▶ _Exercise details_: Make an exact copy of the data below, leaving out every picture.

▶ _Given information_:

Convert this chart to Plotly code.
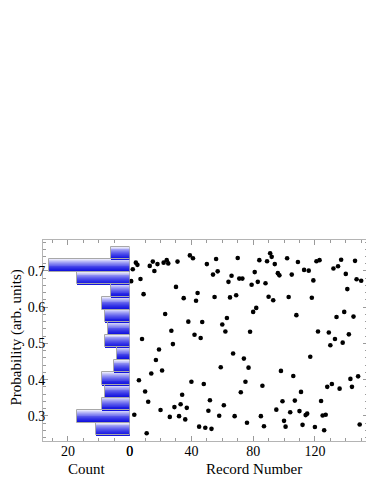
import plotly.graph_objects as go

# ---------------- data ----------------
record_number = list(range(1, 151))
probability = [
    0.672, 0.705, 0.303, 0.723, 0.717, 0.398, 0.678, 0.512, 0.636, 0.367,
    0.252, 0.339, 0.714, 0.417, 0.726, 0.700, 0.454, 0.719, 0.483, 0.316,
    0.425, 0.723, 0.581, 0.730, 0.721, 0.297, 0.535, 0.498, 0.324, 0.656,
    0.726, 0.299, 0.332, 0.358, 0.625, 0.290, 0.322, 0.560, 0.743, 0.394,
    0.735, 0.524, 0.618, 0.639, 0.270, 0.515, 0.559, 0.388, 0.267, 0.719,
    0.314, 0.343, 0.264, 0.690, 0.628, 0.733, 0.699, 0.300, 0.434, 0.552,
    0.329, 0.533, 0.570, 0.670, 0.627, 0.687, 0.472, 0.299, 0.633, 0.736,
    0.679, 0.365, 0.679, 0.458, 0.394, 0.281, 0.433, 0.532, 0.662, 0.587,
    0.697, 0.598, 0.670, 0.730, 0.299, 0.383, 0.271, 0.666, 0.727, 0.629,
    0.749, 0.739, 0.619, 0.719, 0.317, 0.694, 0.688, 0.424, 0.340, 0.286,
    0.270, 0.735, 0.628, 0.310, 0.690, 0.410, 0.342, 0.578, 0.725, 0.313,
    0.366, 0.275, 0.703, 0.302, 0.306, 0.701, 0.463, 0.626, 0.674, 0.269,
    0.727, 0.533, 0.730, 0.341, 0.301, 0.260, 0.303, 0.380, 0.530, 0.495,
    0.388, 0.707, 0.512, 0.573, 0.713, 0.375, 0.731, 0.502, 0.587, 0.692,
    0.650, 0.525, 0.402, 0.380, 0.574, 0.728, 0.677, 0.409, 0.276, 0.673,
]

# histogram (bins from bottom to top)
bin_start = 0.2461
bin_width = 0.03473
hist_counts = [11, 17, 9, 8, 9, 5, 4, 8, 7, 8, 9, 6, 17, 26, 6]
bin_centers = [bin_start + (i + 0.5) * bin_width for i in range(len(hist_counts))]

count_ticks = [0, 20]
record_ticks = [0, 40, 80, 120]
prob_ticks = [0.3, 0.4, 0.5, 0.6, 0.7]

# ---------------- style ----------------
FONT = "Liberation Serif"
LINE = "#b4b4b4"
TICK = "#9a9a9a"

fig = go.Figure()

# gradient bars built from stacked layers
N = 14
for k in range(N):
    t = k / (N - 1)
    rg = int(20 + 210 * (1 - t) ** 1.5)
    b = int(252 - 30 * t)
    frac = (N - k) / N
    fig.add_trace(go.Bar(
        x=hist_counts, y=bin_centers, orientation="h",
        width=[bin_width * frac] * len(hist_counts),
        offset=-bin_width / 2,
        marker=dict(color=f"rgb({rg},{rg},{b})", line=dict(width=0)),
        xaxis="x", yaxis="y", showlegend=False, hoverinfo="skip",
    ))
# outline
fig.add_trace(go.Bar(
    x=hist_counts, y=bin_centers, orientation="h",
    width=[bin_width] * len(hist_counts), offset=-bin_width / 2,
    marker=dict(color="rgba(0,0,0,0)", line=dict(color="#a8a8a8", width=1)),
    xaxis="x", yaxis="y", showlegend=False,
))

fig.add_trace(go.Scatter(
    x=record_number, y=probability, mode="markers",
    marker=dict(color="black", size=4.6),
    xaxis="x2", yaxis="y2", showlegend=False,
))

yr = [0.2304, 0.7856]
common = dict(showgrid=False, zeroline=False, showline=True, linecolor=LINE,
              linewidth=1, ticks="inside", tickcolor=TICK, ticklen=5,
              automargin=False,
              tickfont=dict(family=FONT, size=14, color="black"))
minor = dict(ticks="inside", ticklen=3, tickcolor=TICK, showgrid=False)

fig.update_layout(
    width=366, height=476,
    margin=dict(l=35, r=6, t=232, b=43),
    paper_bgcolor="white", plot_bgcolor="white",
    barmode="overlay", bargap=0,
    xaxis=dict(domain=[0, 0.2667], range=[28.1, 0], tickvals=count_ticks,
               anchor="y", mirror="ticks", ticklabelstandoff=-3,
               minor=dict(dtick=5, **minor), **common),
    xaxis2=dict(domain=[0.2667, 1], range=[0, 154.4], tickvals=record_ticks,
                anchor="y", mirror="ticks", ticklabelstandoff=-3,
                minor=dict(dtick=10, **minor), **common),
    yaxis=dict(range=yr, tickvals=prob_ticks, anchor="x", ticklabelstandoff=-6,
               minor=dict(dtick=0.02, tick0=0.3, **minor), **common),
    yaxis2=dict(range=yr, overlaying="y", anchor="x2", side="right",
                showticklabels=False, tickvals=prob_ticks,
                minor=dict(dtick=0.02, tick0=0.3, **minor), **common),
    annotations=[
        dict(text="Probability (arb. units)", xref="paper", yref="paper",
             x=-0.083, y=0.515, textangle=-90, showarrow=False,
             xanchor="center", yanchor="middle",
             font=dict(family=FONT, size=15, color="black")),
        dict(text="Count", xref="paper", yref="paper", x=0.136, y=-0.139,
             showarrow=False, xanchor="center", yanchor="middle",
             font=dict(family=FONT, size=15, color="black")),
        dict(text="Record Number", xref="paper", yref="paper", x=0.648, y=-0.139,
             showarrow=False, xanchor="center", yanchor="middle",
             font=dict(family=FONT, size=15, color="black")),
    ],
)

fig.write_html("out.html")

▶ _Task response_:
Convert this chart to Plotly code.
import plotly.graph_objects as go

# ---------------- data ----------------
record_number = list(range(1, 151))
probability = [
    0.672, 0.705, 0.303, 0.723, 0.717, 0.398, 0.678, 0.512, 0.636, 0.367,
    0.252, 0.339, 0.714, 0.417, 0.726, 0.700, 0.454, 0.719, 0.483, 0.316,
    0.425, 0.723, 0.581, 0.730, 0.721, 0.297, 0.535, 0.498, 0.324, 0.656,
    0.726, 0.299, 0.332, 0.358, 0.625, 0.290, 0.322, 0.560, 0.743, 0.394,
    0.735, 0.524, 0.618, 0.639, 0.270, 0.515, 0.559, 0.388, 0.267, 0.719,
    0.314, 0.343, 0.264, 0.690, 0.628, 0.733, 0.699, 0.300, 0.434, 0.552,
    0.329, 0.533, 0.570, 0.670, 0.627, 0.687, 0.472, 0.299, 0.633, 0.736,
    0.679, 0.365, 0.679, 0.458, 0.394, 0.281, 0.433, 0.532, 0.662, 0.587,
    0.697, 0.598, 0.670, 0.730, 0.299, 0.383, 0.271, 0.666, 0.727, 0.629,
    0.749, 0.739, 0.619, 0.719, 0.317, 0.694, 0.688, 0.424, 0.340, 0.286,
    0.270, 0.735, 0.628, 0.310, 0.690, 0.410, 0.342, 0.578, 0.725, 0.313,
    0.366, 0.275, 0.703, 0.302, 0.306, 0.701, 0.463, 0.626, 0.674, 0.269,
    0.727, 0.533, 0.730, 0.341, 0.301, 0.260, 0.303, 0.380, 0.530, 0.495,
    0.388, 0.707, 0.512, 0.573, 0.713, 0.375, 0.731, 0.502, 0.587, 0.692,
    0.650, 0.525, 0.402, 0.380, 0.574, 0.728, 0.677, 0.409, 0.276, 0.673,
]

# histogram (bins from bottom to top)
bin_start = 0.2461
bin_width = 0.03473
hist_counts = [11, 17, 9, 8, 9, 5, 4, 8, 7, 8, 9, 6, 17, 26, 6]
bin_centers = [bin_start + (i + 0.5) * bin_width for i in range(len(hist_counts))]

count_ticks = [0, 20]
record_ticks = [0, 40, 80, 120]
prob_ticks = [0.3, 0.4, 0.5, 0.6, 0.7]

# ---------------- style ----------------
FONT = "Liberation Serif"
LINE = "#b4b4b4"
TICK = "#9a9a9a"

fig = go.Figure()

# gradient bars built from stacked layers
N = 14
for k in range(N):
    t = k / (N - 1)
    rg = int(20 + 210 * (1 - t) ** 1.5)
    b = int(252 - 30 * t)
    frac = (N - k) / N
    fig.add_trace(go.Bar(
        x=hist_counts, y=bin_centers, orientation="h",
        width=[bin_width * frac] * len(hist_counts),
        offset=-bin_width / 2,
        marker=dict(color=f"rgb({rg},{rg},{b})", line=dict(width=0)),
        xaxis="x", yaxis="y", showlegend=False, hoverinfo="skip",
    ))
# outline
fig.add_trace(go.Bar(
    x=hist_counts, y=bin_centers, orientation="h",
    width=[bin_width] * len(hist_counts), offset=-bin_width / 2,
    marker=dict(color="rgba(0,0,0,0)", line=dict(color="#a8a8a8", width=1)),
    xaxis="x", yaxis="y", showlegend=False,
))

fig.add_trace(go.Scatter(
    x=record_number, y=probability, mode="markers",
    marker=dict(color="black", size=4.6),
    xaxis="x2", yaxis="y2", showlegend=False,
))

yr = [0.2304, 0.7856]
common = dict(showgrid=False, zeroline=False, showline=True, linecolor=LINE,
              linewidth=1, ticks="inside", tickcolor=TICK, ticklen=5,
              automargin=False,
              tickfont=dict(family=FONT, size=14, color="black"))
minor = dict(ticks="inside", ticklen=3, tickcolor=TICK, showgrid=False)

fig.update_layout(
    width=366, height=476,
    margin=dict(l=35, r=6, t=232, b=43),
    paper_bgcolor="white", plot_bgcolor="white",
    barmode="overlay", bargap=0,
    xaxis=dict(domain=[0, 0.2667], range=[28.1, 0], tickvals=count_ticks,
               anchor="y", mirror="ticks", ticklabelstandoff=-3,
               minor=dict(dtick=5, **minor), **common),
    xaxis2=dict(domain=[0.2667, 1], range=[0, 154.4], tickvals=record_ticks,
                anchor="y", mirror="ticks", ticklabelstandoff=-3,
                minor=dict(dtick=10, **minor), **common),
    yaxis=dict(range=yr, tickvals=prob_ticks, anchor="x", ticklabelstandoff=-6,
               minor=dict(dtick=0.02, tick0=0.3, **minor), **common),
    yaxis2=dict(range=yr, overlaying="y", anchor="x2", side="right",
                showticklabels=False, tickvals=prob_ticks,
                minor=dict(dtick=0.02, tick0=0.3, **minor), **common),
    annotations=[
        dict(text="Probability (arb. units)", xref="paper", yref="paper",
             x=-0.083, y=0.515, textangle=-90, showarrow=False,
             xanchor="center", yanchor="middle",
             font=dict(family=FONT, size=15, color="black")),
        dict(text="Count", xref="paper", yref="paper", x=0.136, y=-0.139,
             showarrow=False, xanchor="center", yanchor="middle",
             font=dict(family=FONT, size=15, color="black")),
        dict(text="Record Number", xref="paper", yref="paper", x=0.648, y=-0.139,
             showarrow=False, xanchor="center", yanchor="middle",
             font=dict(family=FONT, size=15, color="black")),
    ],
)

fig.write_html("out.html")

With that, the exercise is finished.